Sunday, April 24, 2011

The Masculine Directive

For years I’ve wrestled with the Christian concept of male headship of the home and family. I’m sure it’s a combination of the time and the culture in which I was raised, along with the confusion that most people have regarding equality. (Equality is not sameness. We have equal value, but different roles - otherwise, there’d be no reason for different people.)

Until now, I’ve reluctantly “accepted” that it’s the role of the man to be in headship of his household. Frankly, I didn’t like the idea at all, but resolved that if that’s what God directed, then I should accept it.

Then, recently, my 14 year old son asked my wife a question that, at first, might seem to be unrelated, but proved otherwise. It was around Christmas, and he had been thinking about Jesus, in general, and the Christmas story, in particular. He asked, “Do you think Mary knew that Jesus was born without sin?”

When I heard this, my first thought was, “Of course she did. She was a virgin, and yet conceived. The angel Gabriel told her Jesus would be called the Son of the Highest.” Then I realized two things. Gabriel didn’t actually come right out and say that Jesus would be born without sin. In my opinion, it was certainly implied, but maybe not understood. The second thing I realized was that Jesus actually told the disciples things which they nevertheless seemed surprised at when it was borne out. So, maybe she didn’t know. Good question.
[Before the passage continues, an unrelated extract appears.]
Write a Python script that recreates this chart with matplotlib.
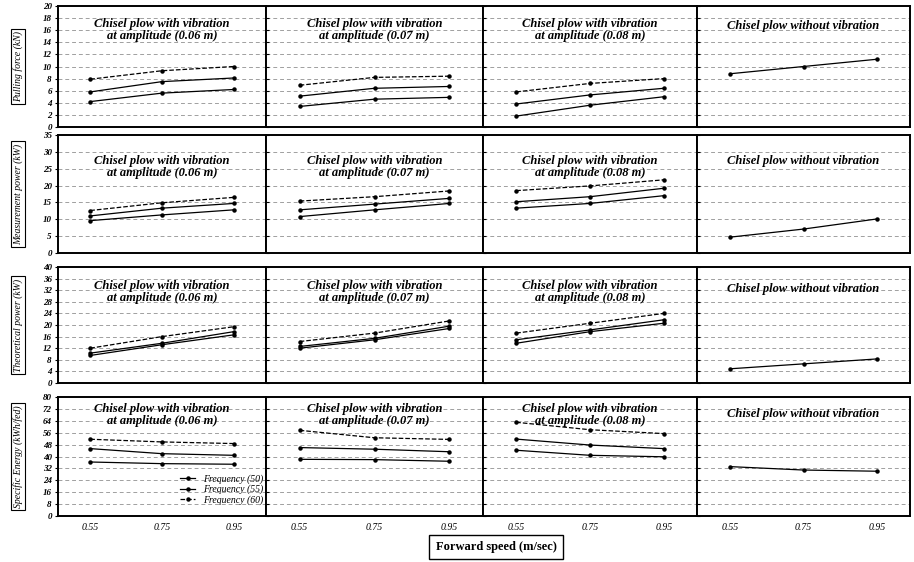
import matplotlib.pyplot as plt
import numpy as np

plt.rcParams['font.family'] = ['Liberation Serif', 'DejaVu Serif']

speed = [0.55, 0.75, 0.95]
speed_labels = ['0.55', '0.75', '0.95']
freqs = ['Frequency (50)', 'Frequency (55)', 'Frequency (60)']

titles = ['Chisel plow with vibration\nat amplitude (0.06 m)',
          'Chisel plow with vibration\nat amplitude (0.07 m)',
          'Chisel plow with vibration\nat amplitude (0.08 m)',
          'Chisel plow without vibration']

ylabels = ['Pulling force (kN)', 'Measurement power (kW)',
           'Theoretical power (kW)', 'Specific Energy (kWh/fed)']

ymax = [20, 35, 40, 80]
ystep = [2, 5, 4, 8]

# pulling force (kN): freq 50, 55, 60 for each amplitude
force_006 = [[4.2, 5.6, 6.2], [5.8, 7.5, 8.1], [7.9, 9.3, 10.0]]
force_007 = [[3.4, 4.6, 4.9], [5.1, 6.4, 6.7], [6.9, 8.2, 8.4]]
force_008 = [[1.8, 3.6, 5.0], [3.8, 5.3, 6.4], [5.8, 7.2, 8.0]]
force_none = [8.8, 10.0, 11.2]

# measured power (kW)
meas_006 = [[9.6, 11.3, 12.8], [11.0, 13.3, 14.7], [12.6, 14.9, 16.5]]
meas_007 = [[10.8, 12.8, 14.7], [12.8, 14.5, 16.2], [15.4, 16.7, 18.4]]
meas_008 = [[13.3, 14.7, 17.0], [15.2, 16.7, 19.2], [18.5, 19.9, 21.7]]
meas_none = [4.7, 7.1, 10.1]

# theoretical power (kW)
theo_006 = [[9.5, 13.2, 16.6], [10.3, 13.7, 17.7], [12.0, 16.0, 19.4]]
theo_007 = [[12.0, 14.9, 18.8], [12.6, 15.4, 19.6], [14.3, 17.2, 21.4]]
theo_008 = [[13.7, 17.7, 20.6], [14.9, 18.3, 21.8], [17.2, 20.6, 24.0]]
theo_none = [4.9, 6.6, 8.3]

# specific energy (kWh/fed)
energy_006 = [[36.3, 35.2, 34.8], [45.3, 41.9, 40.8], [51.6, 49.8, 48.7]]
energy_007 = [[38.1, 37.9, 36.8], [46.0, 44.9, 43.2], [57.6, 52.6, 51.5]]
energy_008 = [[44.2, 40.8, 39.8], [51.7, 47.7, 45.3], [63.0, 58.0, 55.4]]
energy_none = [33.2, 30.9, 30.1]

rows = [
    [force_006, force_007, force_008, force_none],
    [meas_006, meas_007, meas_008, meas_none],
    [theo_006, theo_007, theo_008, theo_none],
    [energy_006, energy_007, energy_008, energy_none],
]

W, H = 914, 562
fig = plt.figure(figsize=(W / 100, H / 100), dpi=100)

col_edges = [58, 266, 483, 697, 910]
row_spans = [(6, 127), (135, 253), (267, 383), (397, 516)]
# title centre, in pixels below the top of each panel
title_off = [24, 32, 25, 18]
title_off_single = [20, 26, 22, 17]
styles = ['-', '-', '--']

for r, (top, bot) in enumerate(row_spans):
    h = bot - top
    for c in range(4):
        x0, x1 = col_edges[c], col_edges[c + 1]
        ax = fig.add_axes([x0 / W, 1 - bot / H, (x1 - x0) / W, h / H])
        ax.set_xlim(0.46, 1.04)
        ax.set_ylim(0, ymax[r])
        ticks = np.arange(0, ymax[r] + 0.1, ystep[r])
        ax.set_yticks(ticks)
        for t in ticks[1:-1]:
            ax.axhline(t, color='#a0a0a0', lw=0.7, ls=(0, (4, 3)), zorder=0)
        data = rows[r][c]
        if c < 3:
            for k in range(3):
                ax.plot(speed, data[k], color='black', lw=0.9, ls=styles[k],
                        marker='o', ms=2.2, label=freqs[k])
            ty = 1 - title_off[r] / h
        else:
            ax.plot(speed, data, color='black', lw=0.9, marker='o', ms=2.2)
            ty = 1 - title_off_single[r] / h
        ax.text(0.5, ty, titles[c], transform=ax.transAxes, ha='center', va='center',
                fontsize=9, fontweight='bold', style='italic', linespacing=1.0)
        for s in ax.spines.values():
            s.set_linewidth(1.4)
        ax.tick_params(axis='both', length=2.5, width=0.8, direction='in')
        if c == 0:
            ax.set_yticklabels([str(int(t)) for t in ticks], fontsize=6.5,
                               style='italic', fontweight='bold')
            ax.tick_params(axis='y', direction='out', pad=2)
        else:
            ax.set_yticklabels([])
        ax.set_xticks(speed)
        if r == 3:
            ax.set_xticklabels(speed_labels, fontsize=7, style='italic')
            ax.tick_params(axis='x', length=0, pad=5)
        else:
            ax.set_xticklabels([])
            ax.tick_params(axis='x', length=0)
        if r == 3 and c == 0:
            ax.legend(loc='lower right', frameon=False,
                      handlelength=1.6, labelspacing=0.1,
                      prop={'style': 'italic', 'size': 7},
                      bbox_to_anchor=(1.03, 0.02))
    fig.text(18 / W, 1 - (top + bot) / 2 / H, ylabels[r], rotation=90,
             ha='center', va='center', fontsize=7, style='italic',
             bbox=dict(boxstyle='square,pad=0.2', fc='white', ec='black', lw=0.8))

fig.text(496 / W, 1 - 547 / H, 'Forward speed (m/sec)', ha='center', va='center',
         fontsize=9, fontweight='bold',
         bbox=dict(boxstyle='square,pad=0.5', fc='white', ec='black', lw=1))

fig.savefig('out.png', dpi=100)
This made me ask, “Was Jesus actually born without sin?” I know that Catholic doctrine says that even Mary was born (or even conceived) without sin, so therefore, Jesus was also. I’m not Catholic, and, while I don’t wish to argue the point, I don’t subscribe to this doctrine.
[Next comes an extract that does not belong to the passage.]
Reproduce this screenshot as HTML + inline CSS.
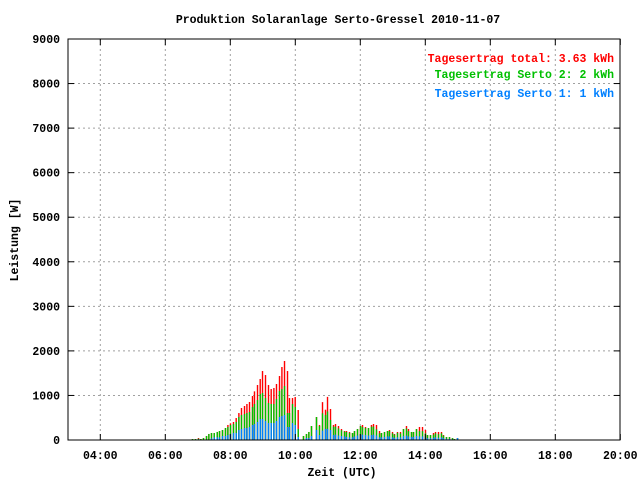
<!DOCTYPE html>
<html><head><meta charset="utf-8"><style>
html,body{margin:0;padding:0;background:#fff;}
svg{display:block;font-family:"Liberation Mono",monospace;}
</style></head><body>
<svg id="chart" width="640" height="480" viewBox="0 0 640 480" xmlns="http://www.w3.org/2000/svg">
<rect width="640" height="480" fill="#fff"/>
<text x="338" y="23" text-anchor="middle" font-size="11.5" font-weight="bold">Produktion Solaranlage Serto-Gressel 2010-11-07</text>
<g id="grid"></g>
<g id="bars"></g>
<rect x="68" y="39" width="552" height="401" fill="none" stroke="#000" stroke-width="1"/>
<g id="axes"></g>
<text x="18" y="240" text-anchor="middle" font-size="11.5" font-weight="bold" transform="rotate(-90 18 240)">Leistung [W]</text>
<text x="342" y="476" text-anchor="middle" font-size="11.5" font-weight="bold">Zeit (UTC)</text>
<g font-size="11.5" font-weight="bold" text-anchor="end">
<text x="614" y="62" fill="#ff0000">Tagesertrag total: 3.63 kWh</text>
<text x="614" y="78" fill="#00c000">Tagesertrag Serto 2: 2 kWh</text>
<text x="614" y="97" fill="#0080ff">Tagesertrag Serto 1: 1 kWh</text>
</g>
</svg>
<script>
const times=[6.831,6.923,7.015,7.089,7.169,7.262,7.335,7.415,7.498,7.591,7.662,7.754,7.846,7.920,8.000,8.092,8.175,8.258,8.338,8.431,8.505,8.585,8.677,8.738,8.831,8.914,8.985,9.077,9.169,9.252,9.335,9.415,9.508,9.582,9.662,9.754,9.815,9.908,9.991,10.083,10.246,10.338,10.412,10.492,10.646,10.738,10.831,10.923,10.985,11.077,11.169,11.231,11.323,11.415,11.508,11.569,11.662,11.754,11.815,11.908,12.000,12.062,12.154,12.246,12.338,12.400,12.492,12.585,12.646,12.738,12.831,12.892,12.985,13.046,13.138,13.231,13.323,13.415,13.477,13.569,13.631,13.723,13.815,13.908,14.000,14.062,14.154,14.246,14.308,14.400,14.492,14.554,14.646,14.738,14.831,14.892,14.985];
const total=[22,22,45,22,45,90,135,157,157,180,202,224,269,337,374,404,493,605,718,763,808,853,987,1092,1234,1369,1548,1458,1234,1144,1167,1257,1436,1638,1773,1548,942,942,964,673,90,135,180,314,516,337,850,680,968,696,337,359,314,247,202,202,180,157,202,247,314,337,292,269,337,359,337,202,157,180,202,224,180,135,180,180,247,314,247,180,180,247,292,292,224,112,112,157,180,180,180,112,67,67,45,22,45];
const serto2=[22,22,30,22,45,90,135,157,157,180,202,224,269,292,337,359,404,516,561,583,606,628,740,808,897,1032,1055,942,830,808,808,920,1100,1144,1212,606,606,808,740,247,90,135,180,314,516,314,600,560,640,450,300,300,260,220,190,180,160,157,202,247,314,290,270,269,300,300,240,150,157,180,202,200,150,120,160,150,247,260,200,180,180,247,200,200,150,112,112,120,150,130,150,100,67,67,45,22,45];
const serto1=[0,0,15,0,0,0,0,37,60,60,60,90,90,112,135,157,157,224,247,269,269,292,337,359,404,471,471,426,381,381,381,426,516,538,561,292,292,381,337,67,0,45,45,90,224,112,210,250,250,224,112,120,100,90,80,70,60,60,80,100,120,120,110,100,110,120,100,60,60,70,80,80,60,50,60,60,90,100,80,70,70,90,80,80,60,40,40,50,60,50,60,40,25,25,15,10,45];
const yTicks=[0,1000,2000,3000,4000,5000,6000,7000,8000,9000];
const xTicks=[4,6,8,10,12,14,16,18,20];
const xTickLabels=["04:00","06:00","08:00","10:00","12:00","14:00","16:00","18:00","20:00"];

const NS="http://www.w3.org/2000/svg";
const X0=67.8,PXH=32.5,Y0=440,PXW=401/9000;
function xs(h){return X0+(h-3)*PXH;}
function ys(v){return Y0-v*PXW;}
function mk(tag,attrs,parent){const e=document.createElementNS(NS,tag);for(const k in attrs)e.setAttribute(k,attrs[k]);parent.appendChild(e);return e;}
const grid=document.getElementById('grid'),axes=document.getElementById('axes'),bars=document.getElementById('bars');
yTicks.forEach((v,i)=>{
  const y=ys(v);
  if(i>0&&i<yTicks.length-1){const l=mk('line',{x1:68,x2:620,y1:y,y2:y,stroke:'#a0a0a0','stroke-dasharray':'2,3'},grid);
  
  }
  const t1=mk('line',{x1:68,x2:74,y1:y,y2:y,stroke:'#000'},axes);
  
  
  const t2=mk('line',{x1:614,x2:620,y1:y,y2:y,stroke:'#000'},axes);
  
  
  const tx=mk('text',{x:60,y:y+4,'text-anchor':'end','font-size':'11.5','font-weight':'bold'},axes);
  tx.textContent=String(v);
  
  
});
xTicks.forEach((h,i)=>{
  const x=xs(h);
  if(x<619){const l=mk('line',{x1:x,x2:x,y1:39,y2:440,stroke:'#a0a0a0','stroke-dasharray':'2,3'},grid);
  
  }
  const t1=mk('line',{x1:x,x2:x,y1:434,y2:440,stroke:'#000'},axes);
  
  
  const t2=mk('line',{x1:x,x2:x,y1:39,y2:45,stroke:'#000'},axes);
  
  
  const tx=mk('text',{x:x,y:459,'text-anchor':'middle','font-size':'11.5','font-weight':'bold'},axes);
  tx.textContent=xTickLabels[i];
  
  
});
times.forEach((h,i)=>{
  const x=xs(h)-0.5;
  const r=mk('rect',{x:x,y:ys(total[i]),width:1.4,height:Y0-ys(total[i]),fill:'#ff0000'},bars);
  
  
  const g=mk('rect',{x:x,y:ys(serto2[i]),width:1.4,height:Y0-ys(serto2[i]),fill:'#00c000'},bars);
  
  
  const b=mk('rect',{x:x,y:ys(serto1[i]),width:1.4,height:Y0-ys(serto1[i]),fill:'#0080ff'},bars);
  
  
});
</script>
</body></html>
But if the argument is made that Jesus, as well as being fully God, was fully human - and was in fact born from a human mother’s womb - how can it be argued, being as all men are born with original sin, that he was born without sin?

This proved to be a fascinating study for me. I’ve since heard other people talk in similar terms, so I know it’s not original, but it was new to me at the time.
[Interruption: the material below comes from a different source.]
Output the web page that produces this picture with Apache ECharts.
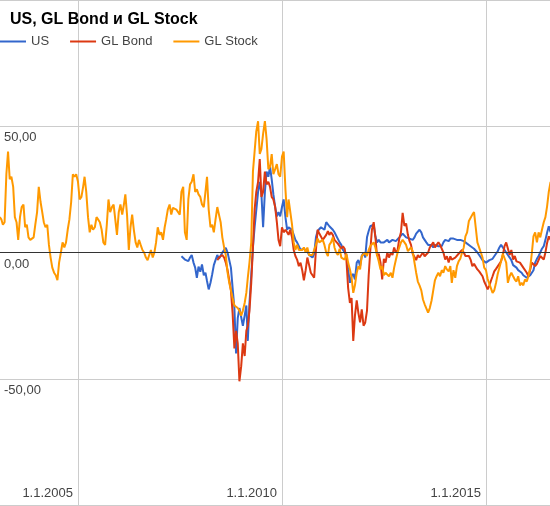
<!DOCTYPE html>
<html><head><meta charset="utf-8">
<script src="https://cdn.jsdelivr.net/npm/echarts@6/dist/echarts.min.js"></script>
<style>html,body{margin:0;padding:0;background:#fff}#c{width:550px;height:506px}</style>
</head><body><div id="c"></div>
<script>
const titleText = 'US, GL Bond и GL Stock';
const seriesNames = ['US', 'GL Bond', 'GL Stock'];
const seriesColors = ['#3366cc', '#dc3912', '#ff9900'];
const xTickDates = ['2005-01-01', '2010-01-01', '2015-01-01'];
const xRange = ['2003-02-03', '2016-07-27'];
const yTicks = [-50, 0, 50];

// semi-monthly observations (1st and 16th of each month), start = [year, month, day]
const usStart = [2007, 7, 16];
const bondStart = [2008, 6, 1];
const stockStart = [2003, 2, 1];

const usValues = [
  -1.5, -2, -2.8, -3, -3.4, -2, -1, -4, -6, -10,
  -5.6, -7.6, -4.7, -9, -8, -11.3, -14.6, -12, -8.7, -5,
  -3, -1, -2.5, -3, 0, 1, 1.8, 0, 0, -6,
  -14, -22, -40, -26, -22, -21.8, -29, -25, -21, -35,
  -20, -9, 2, 10, 10, 24, 28, 23, 10, 24,
  32, 30, 34, 29, 23, 18, 14.3, 16, 14.3, 18,
  21, 14, 9, 10, 10, 9, 7, 5, 4, 2.5,
  1, 1.5, 1.5, 1, 0.5, -1, -1, -2, -0.5, 6,
  8.5, 9, 10, 10.5, 9, 12, 12.5, 10.4, 10, 9,
  8, 7.8, 5.4, 4, 3, 1, 1, -1, -6.7, -12,
  -9.4, -8.5, -10.7, -4, -3, -5.4, -1.4, 0, -2, 6,
  8.5, 10.4, 9.8, 11, 6.4, 4, 5, 4, 4.5, 4,
  4, 5, 4, 4.5, 5, 5.5, 4.5, 5, 6, 6,
  7.5, 7, 6, 6.5, 5.5, 6, 5, 6, 7.5, 8,
  9, 8, 6, 5, 4, 3, 2.5, 3, 2, 3,
  3.5, 2.5, 3, 2.5, 4, 5, 5.5, 4.5, 5.5, 5,
  5.5, 6, 5, 5.5, 5, 5, 4.5, 4, 3.5, 3,
  2.5, 2, 1.5, 1, 0, -1, -2, -3, -3.5, -4,
  -4.5, -3, -2.5, -2.5, -1.5, -1, 0.5, 2, 3, 3.2,
  1, 0, -1, -2, -3, -5, -5, -6, -7, -7.5,
  -8, -9, -9.4, -10, -10.7, -9, -9.4, -7, -4, -2.5,
  -1.4, 0, 1.5, 2.5, 5, 7.8, 10.4, 8
];
const bondValues = [
  -3, -2, -2, -1, -2, -4, -7, -11, -15, -24,
  -38, -31, -36, -51, -45, -36, -41, -31, -29, -23,
  -12, 2, 17, 24, 28, 37, 22, 24, 32, 27,
  28, 26, 22, 21, 18, 12, 5, 2.5, 10, 8,
  9, 8, 7, 9, 6, 1, -1.4, -2.8, -5.4, -4,
  -7, -11, -7, -2, -5, -8, -9, -10, 1, 9,
  7.5, 8, 5, 5, 7, 8.5, 7, 8, 7, 5,
  5.5, 3.5, 2.5, 1.5, 2.5, 1.5, -3, -14, -20, -18,
  -35, -25, -19, -24, -27.7, -22.5, -29, -27.8, -23, -9,
  0.5, 9, 12, 6, -1.4, -0.5, -4, -10.7, -2.5, -4,
  0, -2, 0, -1, 2, 0, 1, 5.5, 8, 15.7,
  10.5, 11.5, 7, 4.5, 3, -0.5, -1, -3, -1, -2,
  -1.5, 0, -1.5, -1, 0, 2, 2.5, 4, 2, 3,
  4, 3, 2.5, 0, -2.8, -1.5, -4, -1.5, -2.8, -3,
  -2, -2, -0.5, 0, 1, 0, -1.4, -2, -1.4, -2.8,
  -5.4, -4.5, -4, -6.7, -7.5, -8, -9.4, -11.5, -13, -14.6,
  -13, -11, -9.4, -7.5, -6.5, -5.5, -4.5, -3.5, -1, 2.5,
  4, 4, -1, 1, -2.8, -1.4, -3.5, -2.8, -4, -5,
  -6, -6.7, -8, -9.4, -6.7, -4, -4.5, -5.4, -4.5, -4,
  -1.4, -1.4, -2.8, 0, 3.8, 6.4, 5
];
const stockValues = [
  14, 13, 11, 12, 31, 40, 29, 30, 26, 14,
  12, 5, 14, 18, 19, 10, 11, 6, 5, 4.5,
  6, 11, 16, 26, 20, 16, 12, 10, 11, 3,
  -2, -6, -8, -9, -11, -4, 0, 4, 2, 4,
  9, 13, 20, 31, 30, 31, 28, 21, 22, 26,
  30, 24, 14, 8, 11, 9, 10, 14, 13, 12,
  9, 4, 3, 11, 21, 16, 18, 19, 13, 7,
  16, 19, 15, 19, 23, 15, 1, 10, 15, 9,
  4, 2, 5, 3, 1, 0, -2, -3, -1, 1,
  -2, 0, 4, 10, 7, 8, 5, 10, 13, 17,
  19, 15, 17.7, 18, 17, 17.7, 15, 24, 26, 8,
  5, 21, 27, 28, 31, 24, 25, 23, 22, 19,
  18, 24, 30, 17, 10, 11, 8, 13, 18, 15,
  12, 6, 2, -1, -8, -12, -15, -18, -21, -21.5,
  -22, -23, -25, -23, -20, -16, -10, -4, 4, 32,
  40, 48, 52, 39, 41, 47, 52, 45, 33, 34,
  39, 31, 33, 35, 31, 30, 38, 40, 25, 14,
  21, 21, 11, 4, 1, 3, 1, 1, 1, 2,
  0, 2, -1, -1.4, -1, 1, 3, 5.5, 4, 4,
  5, 3, 0, -1.4, 3, 4, 6, 2, 0, -1,
  1.5, -2, -1.4, -2.8, -0.5, -4, -6.7, -10, -16, -13,
  -8, -5.4, -6.7, -1.4, -1.4, 0, -1.4, 1, 2.5, 2.5,
  4, 2, -1, -3.5, -6.7, -5.4, -9, -8, -8.7, -9.4,
  -8, -10, -6, -3, 0, 2, 4, 5, 4, 3,
  0.5, 0.5, 2, 0.5, -4, -8, -11.5, -13, -15, -18.6,
  -20.5, -20.5, -23.8, -22, -19, -15, -11, -9.4, -8, -9.4,
  -7, -8, -5.4, -6.7, -7.5, -5.4, -12, -7, -10, -5.4,
  -3.5, -2.5, 0, 2, 6.4, 8, 12.5, 13, 15, 16,
  10, 4, 4, 0, -2, -6, -7, -10.5, -12.5, -12,
  -16, -15, -12, -8.5, -6, -3.5, -0.5, -1, -4, -12,
  -9.4, -8, -9.4, -10.7, -11.5, -9.4, -13, -12, -13, -10.7,
  -11.5, -9.4, -6, 0, 6.4, 8, 4, 8, 6, 9,
  12, 14, 18.3, 24, 28
];

function ts(s) { const p = s.split('-').map(Number); return Date.UTC(p[0], p[1] - 1, p[2]); }
function semiMonthly(start, values) {
  const h0 = start[2] >= 16 ? 1 : 0;
  return values.map((v, k) => {
    const h = h0 + k;
    return [Date.UTC(start[0], start[1] - 1 + Math.floor(h / 2), h % 2 ? 16 : 1), v];
  });
}
const font = 'Arial, "Liberation Sans", sans-serif';
const tickVals = xTickDates.map(ts);

const chart = echarts.init(document.getElementById('c'), null, { renderer: 'canvas' });
chart.setOption({
  animation: false,
  backgroundColor: '#fff',
  color: seriesColors,
  title: {
    text: titleText, left: 10, top: 12, padding: 0,
    textStyle: { fontFamily: font, fontSize: 16, fontWeight: 'bold', color: '#000' }
  },
  legend: {
    data: seriesNames, left: 0, top: 35, padding: 0, itemGap: 21,
    itemWidth: 26, itemHeight: 2, icon: 'rect',
    textStyle: { fontFamily: font, fontSize: 13, color: '#444' }
  },
  grid: { left: 0, right: 0, top: 0, bottom: 1, containLabel: false },
  xAxis: {
    type: 'value', min: ts(xRange[0]), max: ts(xRange[1]),
    axisLine: { show: false },
    axisTick: { show: false, customValues: tickVals },
    axisLabel: {
      customValues: tickVals, inside: true, align: 'right', verticalAlign: 'bottom',
      margin: 5, padding: [0, 5, 0, 0], color: '#444', fontFamily: font, fontSize: 13,
      formatter: function (v) { const d = new Date(v); return d.getUTCDate() + '.' + (d.getUTCMonth() + 1) + '.' + d.getUTCFullYear(); }
    },
    splitLine: { show: true, lineStyle: { color: '#ccc', width: 1 } }
  },
  yAxis: {
    type: 'value', min: -100, max: 100, interval: 50,
    axisLine: { show: false }, axisTick: { show: false },
    axisLabel: {
      inside: true, margin: 4, verticalAlign: 'top', padding: [5, 0, 0, 0],
      color: '#444', fontFamily: font, fontSize: 13,
      formatter: function (v) { return yTicks.indexOf(v) >= 0 ? v.toFixed(2).replace('.', ',') : ''; }
    },
    splitLine: { lineStyle: { color: '#ccc', width: 1 } }
  },
  series: [
    { name: seriesNames[0], type: 'line', data: semiMonthly(usStart, usValues), showSymbol: false, symbol: 'none', lineStyle: { width: 2 } },
    { name: seriesNames[1], type: 'line', data: semiMonthly(bondStart, bondValues), showSymbol: false, symbol: 'none', lineStyle: { width: 2 } },
    { name: seriesNames[2], type: 'line', data: semiMonthly(stockStart, stockValues), showSymbol: false, symbol: 'none', lineStyle: { width: 2 },
      markLine: { silent: true, symbol: 'none', label: { show: false }, lineStyle: { color: '#333', width: 1, type: 'solid' }, data: [{ yAxis: 0 }] } }
  ]
});
</script></body></html>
Jesus was born of a woman’s seed - as prophesied in Genesis 3:15. Every other time in the Bible, when it talks about seed, it’s always a man’s seed. That makes sense, as it’s the man who carries the seed. So, why would it speak about a woman’s seed? At first glance, it doesn’t make sense. Until you examine the circumstances of Jesus’ birth.

Jesus was born of a woman’s seed - or stock, if you will - He was born as a baby to a woman. However, He was NOT the result of a man’s seed. There was nothing of Joseph, physically, in Jesus. So, the prophecy makes sense. He was born of a woman’s seed. He was still human, so wasn’t He born with original sin?

No! And this is where it ties in with the subject of male headship. The sin nature resulting from disobedience to God was not carried in Eve (or the woman). It’s was carried in Adam (the man). It was Adam to whom God gave the command to not eat of the tree. Eve wasn’t even created yet, at that point.

Yes, Eve was aware of the command. We know that Adam passed along the command, because she repeats it to the serpent. But if you read Genesis, you’ll see that it was Adam - and only Adam - that God commanded. He was the responsible party. From the beginning, God intended the man to be in headship over his wife - and in SUBMISSION to God! He disobeyed god and bore the punishment by having a sin nature. The reason all humans have a sin nature is because all humans are descendants of Adam. All except Jesus. Jesus has no connection to Adam other than through Mary’s ancestors - but, while the mother may carry the sin nature, she does not pass it along. The father passes it along. Which is why it’s so critical to understand that Jesus was not born of an earthly father.

So, it’s actually for the same reason that we know that Jesus did not have a sin nature, that we also know that God has designed male headship. Adam was the responsible party, not Eve.

To be completely honest, I’m still not sure I LIKE the idea, but now, as well as accepting it, I also understand it.